In essence, while opportunity cost answers "What did I give up by choosing this?", adjusted opportunity cost answers "What was the true net cost, considering all relevant factors, of choosing this over the next best alternative?". It provides a more nuanced and realistic basis for complex resource allocation decisions.
FAQs
What types of "adjustments" are typically made to opportunity cost?
Adjustments often include factoring in explicit costs (like transaction fees), implicit costs (like time value or lost productivity), varying risk levels between alternatives, and qualitative strategic benefits or drawbacks that affect long-term value.
Why is adjusted opportunity cost important for businesses?

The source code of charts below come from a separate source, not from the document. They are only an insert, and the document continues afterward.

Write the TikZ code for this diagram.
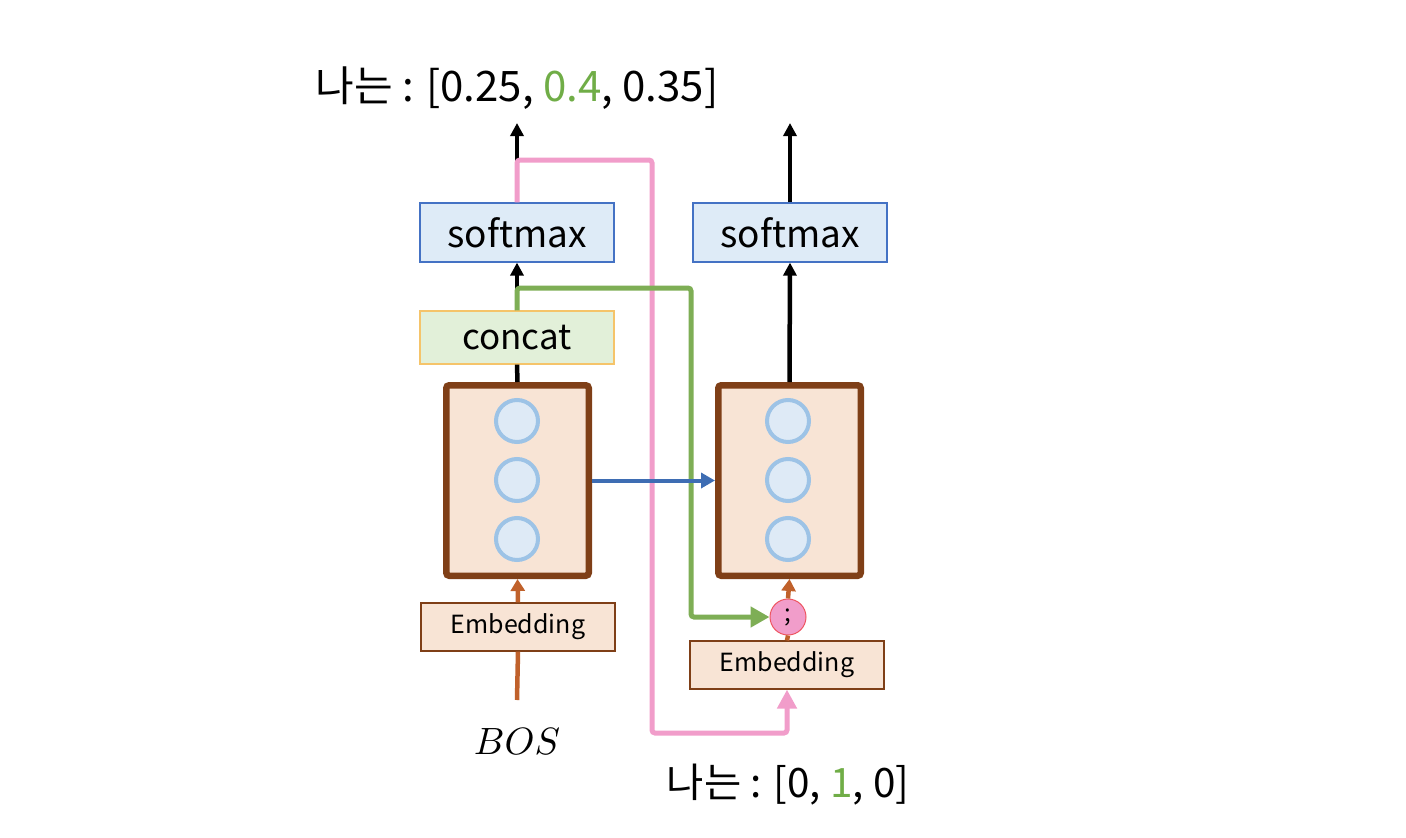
\documentclass[tikz,border=0pt]{standalone}
\usepackage{fontspec}
\setmainfont{Noto Sans CJK KR}
\usetikzlibrary{arrows.meta,positioning}
\definecolor{smfill}{HTML}{DEEBF7}
\definecolor{smline}{HTML}{4472C4}
\definecolor{ccfill}{HTML}{E2F0D9}
\definecolor{ccline}{HTML}{F5C46A}
\definecolor{cellfill}{HTML}{F8E4D5}
\definecolor{cellline}{HTML}{7F3F17}
\definecolor{unitfill}{HTML}{DEEAF6}
\definecolor{unitline}{HTML}{9DC3E6}
\definecolor{orarrow}{HTML}{C0612B}
\definecolor{blarrow}{HTML}{3E6DB3}
\definecolor{pkarrow}{HTML}{F19DCA}
\definecolor{grarrow}{HTML}{7EAE55}
\definecolor{grtext}{HTML}{70AD47}
\definecolor{semiline}{HTML}{EE5560}
\begin{document}
\begin{tikzpicture}[x=1pt,y=-1pt,
 smbox/.style={draw=smline,fill=smfill,line width=1.2pt,minimum width=194pt,minimum height=59pt,inner sep=0pt,font=\fontsize{37}{37}\selectfont},
 ccbox/.style={smbox,draw=ccline,fill=ccfill,minimum height=53pt,font=\fontsize{35}{35}\selectfont},
 embbox/.style={draw=cellline,fill=cellfill,line width=1.2pt,minimum width=194pt,minimum height=48pt,inner sep=0pt,font=\fontsize{25}{25}\selectfont},
 cell/.style={draw=cellline,fill=cellfill,line width=6.5pt,rounded corners=3pt,minimum width=142.5pt,minimum height=190.5pt,inner sep=0pt},
 unit/.style={circle,draw=unitline,fill=unitfill,line width=4pt,minimum size=42pt,inner sep=0pt},
 semi/.style={circle,draw=semiline,fill=pkarrow,line width=1pt,minimum size=36pt,inner sep=0pt,font=\fontsize{24}{24}\selectfont},
 lbl/.style={inner sep=0pt,font=\fontsize{42}{42}\selectfont},
 bkline/.style={line width=4.5pt,black,-{Triangle[length=13pt,width=13pt]}},
 orline/.style={line width=4.5pt,orarrow},
 blline/.style={line width=4pt,blarrow,-{Triangle[length=14pt,width=15pt]}},
 pkline/.style={line width=5pt,pkarrow,rounded corners=3pt},
 grline/.style={line width=5pt,grarrow,rounded corners=3pt,-{Triangle[length=19pt,width=20pt]}}]
\useasboundingbox (0,0) rectangle (1406,838);
\node[lbl] (lout) at (517,88) {나는 : [0.25, \textcolor{grtext}{0.4}, 0.35]};
\node[lbl,font=\fontsize{40.5}{40.5}\selectfont] (rin) at (788,785) {나는 : [0, \textcolor{grtext}{1}, 0]};
\node[smbox] (lsm) at (517,232.5) {softmax};
\node[smbox] (rsm) at (790,232.5) {softmax};
\node[ccbox] (concat) at (517,337.5) {concat};
\node[cell] (lcell) at (517.5,480.5) {};
\node[cell] (rcell) at (789.5,480.5) {};
\foreach \n/\y in {1/421,2/480,3/539} {
 \node[unit] (lu\n) at (517,\y) {};
 \node[unit] (ru\n) at (788,\y) {};
}
\node[embbox] (emb1) at (518,627) {Embedding};
\node[embbox] (emb2) at (787,665) {Embedding};
\node[semi] (cat) at (788,617) {;};
\node[inner sep=0pt,scale=3.8] (bos) at (517,742) {$BOS$};
\coordinate (ltip) at (517,123);
\coordinate (rtip) at (790,123);
\coordinate (bosin) at (517,700);
\coordinate (pkturn) at (652,160);
\coordinate (pkbottom) at (652,733);
\coordinate (grturn) at (691,288);
\draw[bkline] (lsm.north) -- (ltip);
\draw[bkline] (concat.north) -- (lsm.south);
\draw[bkline,-] (lcell.north) -- (concat.south);
\draw[bkline] (rcell.north) -- (rsm.south);
\draw[bkline] (rsm.north) -- (rtip);
\draw[orline] (bosin) -- (emb1.south);
\draw[orline,-{Triangle[length=12pt,width=14pt]}] (emb1.north) -- (lcell.south);
\draw[orline] (emb2.north) -- (cat.south);
\draw[orline,-{Triangle[length=12pt,width=14pt]}] (cat.north) -- (rcell.south);
\draw[pkline,-{Triangle[length=19pt,width=19pt]}] (lsm.north) |- (pkturn) |- (pkbottom) -| (emb2.south);
\draw[grline] (concat.north) |- (grturn) |- (cat.west);
\draw[blline] (lcell.east) -- (rcell.west);
\end{tikzpicture}
\end{document}
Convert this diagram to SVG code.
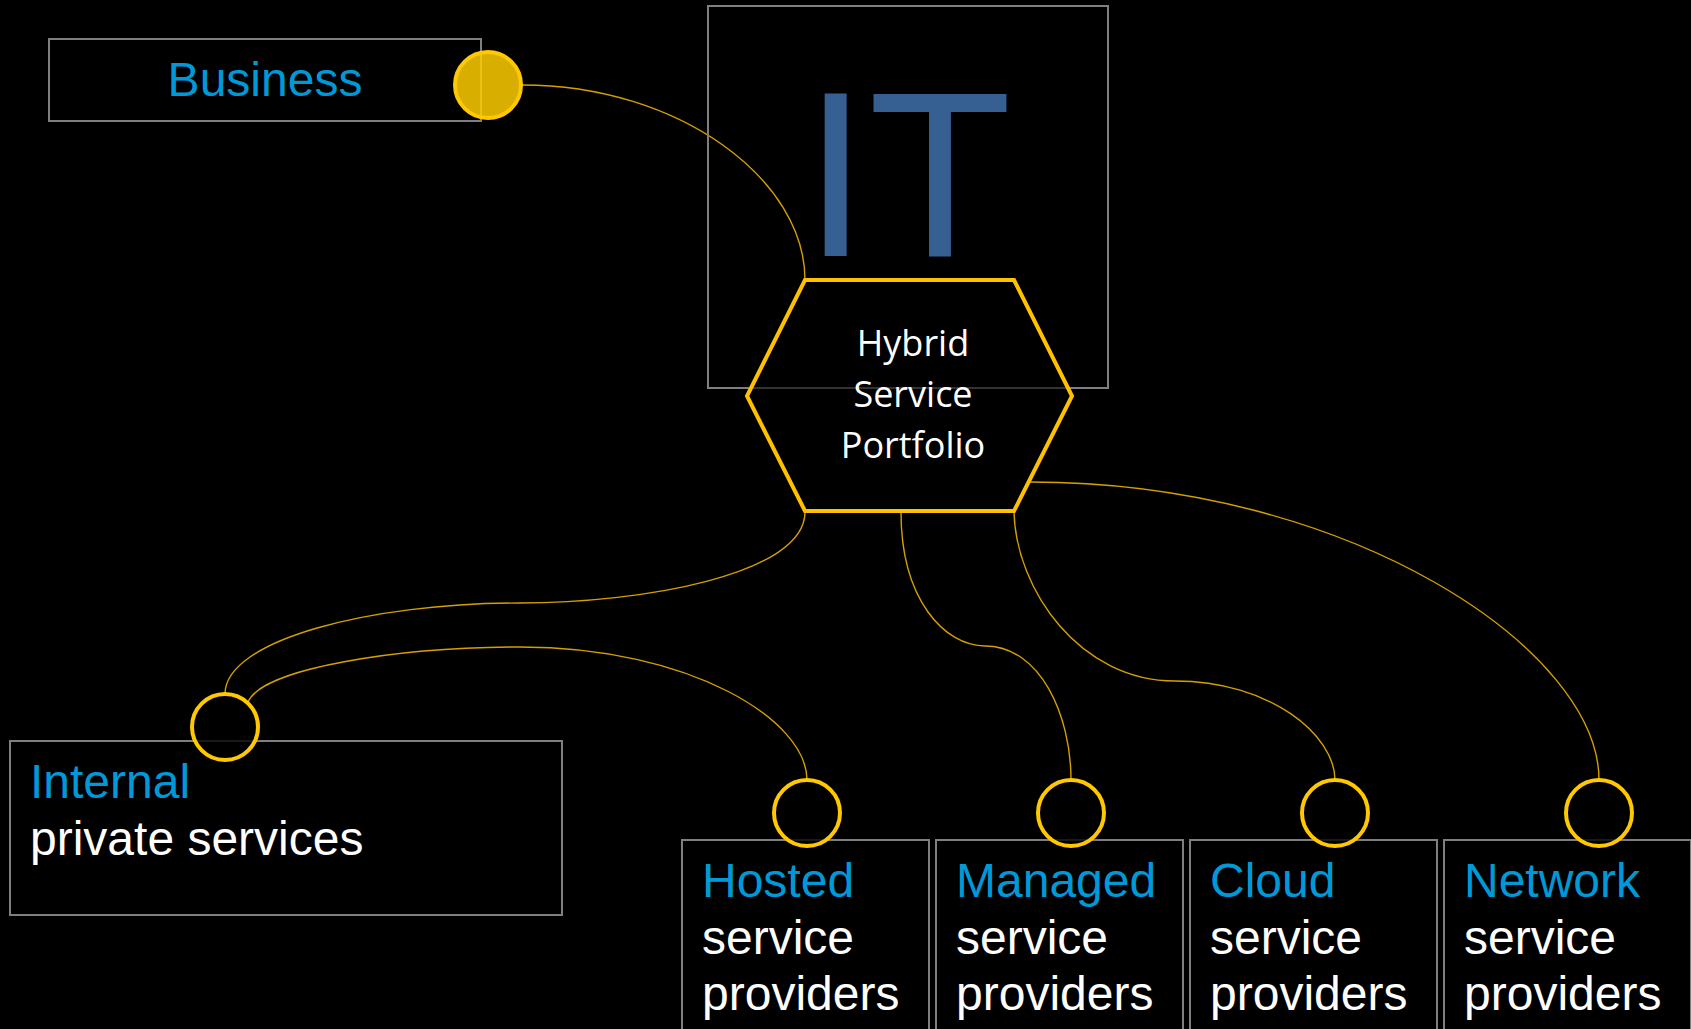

It helps businesses make more informed investment decisions and allocate resources more efficiently. By considering a broader range of factors, companies can avoid hidden costs and better assess the true economic profitability of different projects, leading to stronger financial performance and strategic alignment.
Is adjusted opportunity cost used in financial reporting?
No, adjusted opportunity cost is primarily an internal managerial tool used for strategic planning and decision analysis. It is not an accounting concept and is not typically reported in external financial statements. Financial statements focus on accounting profit based on explicit transactions.
How does risk relate to adjusted opportunity cost?
Risk is a crucial adjustment. Different alternatives may carry different levels of risk, which influences their true value. Adjusted opportunity cost incorporates risk by considering the risk-adjusted return of each option, ensuring that the comparison is based on comparable risk exposures.
Can adjusted opportunity cost be applied to personal finance decisions?
Yes, the concept is highly applicable to personal finance. For example, when deciding between continuing education and starting a job, one would consider not just the direct costs (tuition vs. immediate salary) but also the long-term earning potential, career advancement, and personal fulfillment associated with each path—effectively calculating an adjusted opportunity cost for their time and money.